Carne vermelha: sim, não ou às vezes?
Por Isabel Pedroso Silva, nutricionista, formadora e criadora da Escola Ouve O Teu Corpo e do O Podcast Da Isabel
Há anos que os profissionais de saúde aconselham reduzir a ingestão de carne vermelha pelo seu potencial inflamatório e riscos adversos à saúde. Mas o que será que os novos estudos têm mostrado?
Um estudo de Novembro de 2023 (PMCID: PMC10797554) tentou compreender esta relação complexa entre a ingestão de carne vermelha e o aumento da inflamação, e descobriu que o problema pode não ser a carne vermelha, mas o índice de massa corporal da pessoa que a consome.
Mas, antes de avançarmos, podemos já afirmar que este estudo tem limitações e que são necessários mais estudos para entender, com toda a certeza, os efeitos negativos e positivos do consumo de carne vermelha.
Nutricionalmente falando
A carne vermelha é rica em proteína, bem como em vitaminas e minerais essenciais para o organismo (vaca, vitela, porco, leitão, carneiro, cabra, cabrito, borrego, cavalo). Mas ao longo dos anos, a sua reputação foi posta em causa, com vários estudos a associar a sua ingestão e o aumento do risco de cancro e outras doenças inflamatórias. A investigação mais recente (referida acima) foi um estudo transversal e os participantes fizeram parte do Estudo Multiétnico de Aterosclerose (Estados Unidos da América).
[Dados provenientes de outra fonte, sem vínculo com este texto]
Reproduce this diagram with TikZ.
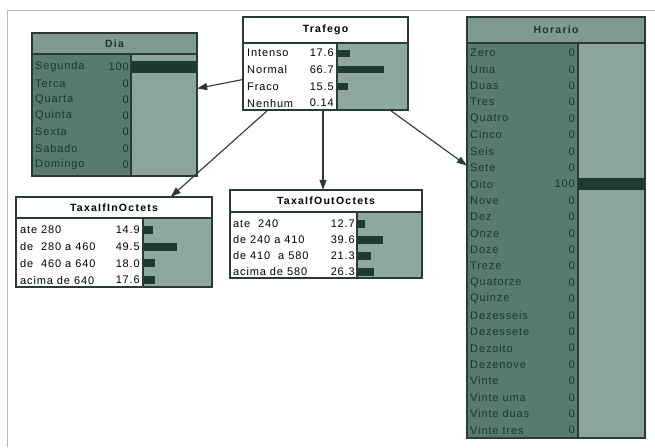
\documentclass[tikz,border=0pt]{standalone}
\usepackage{fontspec}
\setmainfont{Liberation Sans}
\newfontfamily\rowfont[LetterSpace=8]{Liberation Sans}
\newfontfamily\titlefont[LetterSpace=12]{Liberation Sans}
\usetikzlibrary{fit,arrows.meta}
\definecolor{evtitle}{HTML}{7F9A8E}
\definecolor{evlabel}{HTML}{5B7A6F}
\definecolor{evbar}{HTML}{8CA59B}
\definecolor{evtext}{HTML}{17382D}
\definecolor{plbar}{HTML}{8FA89D}
\definecolor{barcol}{HTML}{1E3A30}
\definecolor{framecol}{HTML}{2A3A34}
\tikzset{
  boxline/.style={draw=framecol, line width=1.1pt},
  rowtxt/.style={font=\rowfont\fontsize{11}{13}\selectfont, inner sep=0pt},
  titletxt/.style={font=\titlefont\bfseries\fontsize{10.5}{12}\selectfont, inner sep=0pt},
  arr/.style={draw=framecol, line width=1.1pt, -{Triangle[length=10pt,width=7pt]}},
  fitbox/.style={inner sep=0pt, draw=none}
}
\begin{document}
\begin{tikzpicture}[x=1pt,y=-1pt]
\useasboundingbox (0,0) rectangle (655,447);
\fill[white] (0,0) rectangle (655,447);
\draw[gray!55, line width=1pt] (7,447) -- (7,10) -- (655,10);

% ---------- Dia (evidence) ----------
\fill[evtitle] (32,33) rectangle (197,54);
\fill[evlabel] (32,54) rectangle (131,176);
\fill[evbar] (131,54) rectangle (197,176);
\node[titletxt, text=evtext] (diatitle) at (114.5,44) {Dia};
\foreach \lab/\val/\p [count=\i from 0] in {Segunda/100/100,Terca/0/0,Quarta/0/0,Quinta/0/0,Sexta/0/0,Sabado/0/0,Domingo/0/0}{
  \node[rowtxt, text=evtext, anchor=west] (dial\i) at (35,67+\i*16.3) {\lab};
  \node[rowtxt, text=evtext, anchor=east] (diav\i) at (129,67+\i*16.3) {\val};
  \fill[barcol] (131,67+\i*16.3-6) rectangle (131+0.66*\p,67+\i*16.3+6);
}
\draw[boxline] (32,54) -- (197,54) (131,54) -- (131,176);
\draw[boxline] (32,33) rectangle (197,176);
\node[fitbox, fit={(32,33) (197,176)}] (dia) {};

% ---------- Trafego ----------
\fill[plbar] (337,43) rectangle (408,110);
\node[titletxt] (traftitle) at (325.5,30) {Trafego};
\foreach \lab/\val/\p [count=\i from 0] in {Intenso/17.6/17.6,Normal/66.7/66.7,Fraco/15.5/15.5,Nenhum/0.14/0.14}{
  \node[rowtxt, anchor=west] (trafl\i) at (247,53+\i*16.7) {\lab};
  \node[rowtxt, anchor=east] (trafv\i) at (334,53+\i*16.7) {\val};
  \fill[barcol] (337,53+\i*16.7-3.5) rectangle (337+0.71*\p,53+\i*16.7+3.5);
}
\draw[boxline] (243,43) -- (408,43) (337,43) -- (337,110);
\draw[boxline] (243,17) rectangle (408,110);
\node[fitbox, fit={(243,17) (408,110)}] (traf) {};

% ---------- TaxaIfInOctets ----------
\fill[plbar] (143,218) rectangle (212,287);
\node[titletxt] (intitle) at (114,207.5) {TaxaIfInOctets};
\foreach \lab/\val/\p [count=\i from 0] in {ate 280/14.9/14.9,de \ 280 a 460/49.5/49.5,de \ 460 a 640/18.0/18.0,acima de 640/17.6/17.6}{
  \node[rowtxt, anchor=west] (inl\i) at (20,230+\i*16.7) {\lab};
  \node[rowtxt, anchor=east] (inv\i) at (140,230+\i*16.7) {\val};
  \fill[barcol] (143,230+\i*16.7-4) rectangle (143+0.69*\p,230+\i*16.7+4);
}
\draw[boxline] (16,218) -- (212,218) (143,218) -- (143,287);
\draw[boxline] (16,197) rectangle (212,287);
\node[fitbox, fit={(16,197) (212,287)}] (taxin) {};

% ---------- TaxaIfOutOctets ----------
\fill[plbar] (357,212) rectangle (422,278);
\node[titletxt] (outtitle) at (326,201) {TaxaIfOutOctets};
\foreach \lab/\val/\p [count=\i from 0] in {ate \ 240/12.7/12.7,de 240 a 410/39.6/39.6,de 410 \ a 580/21.3/21.3,acima de 580/26.3/26.3}{
  \node[rowtxt, anchor=west] (outl\i) at (233,224+\i*16) {\lab};
  \node[rowtxt, anchor=east] (outv\i) at (355,224+\i*16) {\val};
  \fill[barcol] (357,224+\i*16-4) rectangle (357+0.65*\p,224+\i*16+4);
}
\draw[boxline] (230,212) -- (422,212) (357,212) -- (357,278);
\draw[boxline] (230,190) rectangle (422,278);
\node[fitbox, fit={(230,190) (422,278)}] (taxout) {};

% ---------- Horario (evidence) ----------
\fill[evtitle] (467,17) rectangle (645,43);
\fill[evlabel] (467,43) rectangle (578,438);
\fill[evbar] (578,43) rectangle (645,438);
\node[titletxt, text=evtext] (hortitle) at (556,30) {Horario};
\foreach \lab/\val/\p [count=\i from 0] in {Zero/0/0,Uma/0/0,Duas/0/0,Tres/0/0,Quatro/0/0,Cinco/0/0,Seis/0/0,Sete/0/0,Oito/100/100,Nove/0/0,Dez/0/0,Onze/0/0,Doze/0/0,Treze/0/0,Quatorze/0/0,Quinze/0/0,Dezesseis/0/0,Dezessete/0/0,Dezoito/0/0,Dezenove/0/0,Vinte/0/0,Vinte uma/0/0,Vinte duas/0/0,Vinte tres/0/0}{
  \node[rowtxt, text=evtext, anchor=west] (horl\i) at (470,53+\i*16.4) {\lab};
  \node[rowtxt, text=evtext, anchor=east] (horv\i) at (575,53+\i*16.4) {\val};
  \fill[barcol] (578,53+\i*16.4-6) rectangle (578+0.67*\p,53+\i*16.4+6);
}
\draw[boxline] (467,43) -- (645,43) (578,43) -- (578,438);
\draw[boxline] (467,17) rectangle (645,438);
\node[fitbox, fit={(467,17) (645,438)}] (hor) {};

% ---------- connectors ----------
\draw[arr] ([yshift=-16pt]traf.west) -- ([yshift=16pt]dia.east);
\draw[arr] ([xshift=25pt]traf.south west) -- ([xshift=155pt]taxin.north west);
\draw[arr] ([xshift=-2.5pt]traf.south) -- ([xshift=-3pt]taxout.north);
\draw[arr] ([xshift=-18pt]traf.south east) -- ([yshift=62pt]hor.west);
\end{tikzpicture}
\end{document}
Incluíram 3638 participantes com idades entre 45 e 84 anos, recolheram a frequência alimentar, a altura e peso, tiveram em conta o tabagismo, nível de actividade física, nível de escolaridade, idade, sexo e rendimento familiar, bem como o consumo de carne vermelha não processada e também processada (fiambre, salsichas, chouriço, presunto, carne enlatada).
Pequenas (grandes) limitações
Os resultados do estudo descobriram que o factor que mais contribuiu para o aumentos dos marcadores inflamatórios era o índice de massa corporal dos participantes. Quando tiveram em conta o IMC, não encontraram associação entre o consumo de carne vermelha e indicadores de inflamação. Em contrapartida, quando não levaram em conta o IMC, houve associação entre consumo de carne vermelha e o aumento da inflamação. Vejamos as limitações do estudo:
- por ser observacional, não consegue estabelecer quaisquer relações de causa;
- foram os próprios participantes a dizer o que comiam e outros dados, o que pode ser dúbio;
- não fizeram distinção entre a frequência com que consumiam carne vermelha e o tamanho das porções, nem deram orientação sobre quantidades seguras;
- e, mais importante, recebeu financiamento do grupo Beef Checkoff, um programa americano de marketing e investigação projectado para aumentar a procura nacional e/ou internacional por carne bovina.
Vamos concluir
Poderia ser um óptimo estudo, mas dadas as limitações, voltamos à evidência que tem perpetuado ao longo dos anos. A ingestão excessiva de carne vermelha:
aumenta o risco de cancro, em particular cancro colorretal (intestino);
se associada ao consumo de grandes quantidades de gordura saturada pode aumentar o risco de doenças cardíacas;
pode aumentar o índice de massa corporal, com consequente obesidade;
aumenta o colesterol LDL e o risco de ataque cardíaco;
No final de 2015, a Organização Mundial de Saúde, classificou a carne vermelha como “possivelmente carcinogénica em humanos, com provas ainda limitadas de que o consumo de carnes vermelhas provoca cancro em humanos”, sugerindo cautela no consumo de carne processada (fiambre, salsichas, chouriço, presunto, carne enlatada).
Na página oficial da Comissão Europeia, conseguimos encontrar as recomendações para a ingestão de carne vermelha nos vários países da Europa (em média, até 500g por semana). Sendo que, em Portugal, existem:
- as recomendações quantitativas: 1,5 a 4,5 porções de carne/peixe/ovos/outra fonte de proteína por dia;
- as recomendações qualitativas: moderar o consumo, sendo que as “miudezas” e vísceras não devem ser consumidas com frequência;
- e a referência ao tamanho da porção: 30 g de carne crua e 25 g de carne cozinhada.
Além disso, é importante consumir diariamente alimentos protectores para reduzir o risco de cancro colorretal, como fruta e hortícolas em quantidade de pelo menos 400g diariamente, ou seja duas sopas e 3 peças de fruta diariamente, para além do consumo de cereais integrais e leguminosas (feijões, grão, lentilhas…).
A variedade alimentar é crucial para a saúde intestinal e de todo o organismo.